How effective is the vaccine for younger groups?
McCormick pointed to one of the pivotal studies of just over 2,300 individuals 12 to 15, where the children were split into two groups: one that got the vaccine, the other got the placebo.
“The group that recieved the vaccine did not have COVID-19 and the placebo group had about 15. So that’s nearly 100% if not 100% effectiveness with regards to preventing COVID-19.”
Acknowledging rare and unfortunate cases where some of those who have gotten the vaccine and still gotten sick or passed, McCormick said, “Nothing is universal, but when you have something that’s vaccine-preventable in the larger sense, you do not want to let perfect be the enemy of good. I tell my children, a 95 is an A, just like 100 is an A, so it does the job.”
Do the kids need the vaccine when they haven’t been been affected by the virus as much as adults?
“The answer is yes. I mean, our children go to school. We would like them to go to school with less restrictions over time. They’re going to be around some of our vulnerable populations and around adults. And so, they can catch this virus and we have seen children as young as 16-17 months have COVID-19 and as Dr. Kanter mentioned, we’ve seen children pass away from this virus and some of them had “long COVID” symptoms or what we call sequelae or signs and symptoms that are after an actual infection. These are not things we want for our children and so once we have that 12 to 15 population vaccinated, we can feel a little bit more comfortable that we’re moving towards herd immunity, which is so difficult to achieve, but that’s our goal.”
State Epidemiologist Theresa Sokol also joined the briefing with her daughter, who participated in a Moderna trial and believes she did receive the vaccine because she experienced side effects.
Close to 200 people have been able to get vaccinated in their homes because they are homebound, according to the governor. He also noted that those who need transportation to get the vaccine can call 211 to for information on how to get a ride from Lyft, whose services are provided by the federal government for those who qualify.

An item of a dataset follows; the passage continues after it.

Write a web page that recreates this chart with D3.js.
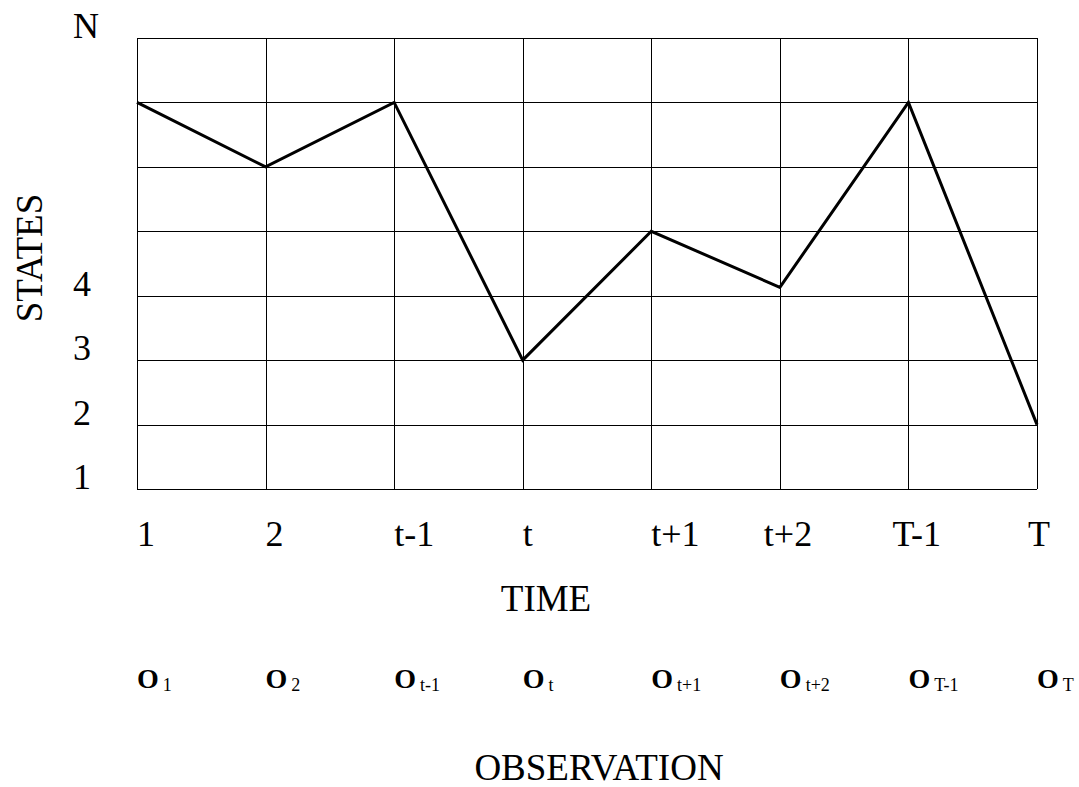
<!DOCTYPE html>
<html lang="en">
<head>
    <meta charset="utf-8">
    <title>States over time</title>
    <style>
        html, body { margin: 0; padding: 0; background: #fff; }
        svg text { font-family: "Liberation Serif", "Times New Roman", serif; fill: #000; }
        .grid line { stroke: #000; stroke-width: 1; shape-rendering: crispEdges; }
        .path-line { fill: none; stroke: #000; stroke-width: 3; stroke-linejoin: miter; }
    </style>
</head>
<body>
    <svg id="chart"></svg>

    <script src="https://cdnjs.cloudflare.com/ajax/libs/d3/7.8.5/d3.min.js"></script>
    <script>
        // time steps (columns) and their labels
        const timeLabels = ['1', '2', 't-1', 't', 't+1', 't+2', 'T-1', 'T'];
        const obsSubs = ['1', '2', 't-1', 't', 't+1', 't+2', 'T-1', 'T'];

        // state rows 1..8, only some are labelled
        const stateRows = [1, 2, 3, 4, 5, 6, 7, 8];
        const stateLabels = [[1, '1'], [2, '2'], [3, '3'], [4, '4'], [8, 'N']];

        // state visited at each time step
        const pathStates = [7, 6, 7, 3, 5, 4.13, 7, 2];

        const width = 1079;
        const height = 787;

        // some time labels sit a bit left of their grid line
        const labelNudge = [0, 0, 0, 0, 0, -16, -16, -9];

        const svg = d3.select('#chart')
            .attr('width', width)
            .attr('height', height);

        const x = d3.scalePoint()
            .domain(d3.range(timeLabels.length))
            .range([137, 1037]);

        const y = d3.scaleLinear()
            .domain([1, 8])
            .range([489, 38]);

        // grid
        const grid = svg.append('g').attr('class', 'grid');

        grid.selectAll('.v')
            .data(d3.range(timeLabels.length))
            .enter().append('line')
            .attr('class', 'v')
            .attr('x1', d => Math.round(x(d)) + 0.5)
            .attr('x2', d => Math.round(x(d)) + 0.5)
            .attr('y1', y(8))
            .attr('y2', y(1));

        grid.selectAll('.h')
            .data(stateRows)
            .enter().append('line')
            .attr('class', 'h')
            .attr('x1', x(0))
            .attr('x2', x(timeLabels.length - 1))
            .attr('y1', d => Math.round(y(d)) + 0.5)
            .attr('y2', d => Math.round(y(d)) + 0.5);

        // state path
        const line = d3.line()
            .x((d, i) => x(i))
            .y(d => y(d));

        svg.append('path')
            .datum(pathStates)
            .attr('class', 'path-line')
            .attr('d', line);

        // state labels
        svg.append('g')
            .selectAll('text')
            .data(stateLabels)
            .enter().append('text')
            .attr('x', 73)
            .attr('y', d => y(d[0]))
            .style('font-size', '36px')
            .text(d => d[1]);

        svg.append('text')
            .attr('transform', 'translate(42,258) rotate(-90)')
            .attr('text-anchor', 'middle')
            .style('font-size', '37px')
            .text('STATES');

        // time labels
        svg.append('g')
            .selectAll('text')
            .data(timeLabels)
            .enter().append('text')
            .attr('x', (d, i) => x(i) + labelNudge[i])
            .attr('y', 546)
            .style('font-size', '36px')
            .text(d => d);

        svg.append('text')
            .attr('x', 546)
            .attr('y', 611)
            .attr('text-anchor', 'middle')
            .style('font-size', '37px')
            .text('TIME');

        // observations
        const obs = svg.append('g')
            .selectAll('text')
            .data(obsSubs)
            .enter().append('text')
            .attr('x', (d, i) => x(i))
            .attr('y', 688);

        obs.append('tspan')
            .style('font-size', '28px')
            .style('font-weight', 'bold')
            .text('O');

        obs.append('tspan')
            .attr('dx', 4)
            .attr('dy', 3)
            .style('font-size', '18px')
            .text(d => d);

        svg.append('text')
            .attr('x', 599)
            .attr('y', 780)
            .attr('text-anchor', 'middle')
            .style('font-size', '37px')
            .text('OBSERVATION');
    </script>
</body>
</html>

State Health Officer Dr. Joseph Kanter said the state only ordered 88.7% of the vaccines allotted from the federal government last week. Of those, 99 percent were distributed and 77 of those have gone into arms. While most of the key indicators for the state’s COVID-19 status are “more or less flat,” statewide positivity rate has risen slightly to 3.4%
Still, Kanter said it is very encouraging that the number of hospitalizations statewide has remained below 350 since the beginning of April, something that has not happened since before the first spike 14 months ago.
427 new COVID-19 cases were reported statewide Thursday, according to the Louisiana Department of Health, bringing the total number of cases to 467,575 since the first case was reported on March 9, 2020. The state’s first death was reported five days later on March 14. The eight new deaths reported Thursday bring the total to 10,517.
During his media briefing Thursday afternoon, the governor also warned of more rain expected over the next few days in south and southwest Louisiana, including areas that have already been hit by flooding. Four of the five storm-related deaths have been related to flooding.
Rainy weather and flooding have already brought widespread damage in parts of south Louisiana and are suspected factors in at least four Louisiana deaths. One person is still missing after a car went into a canal.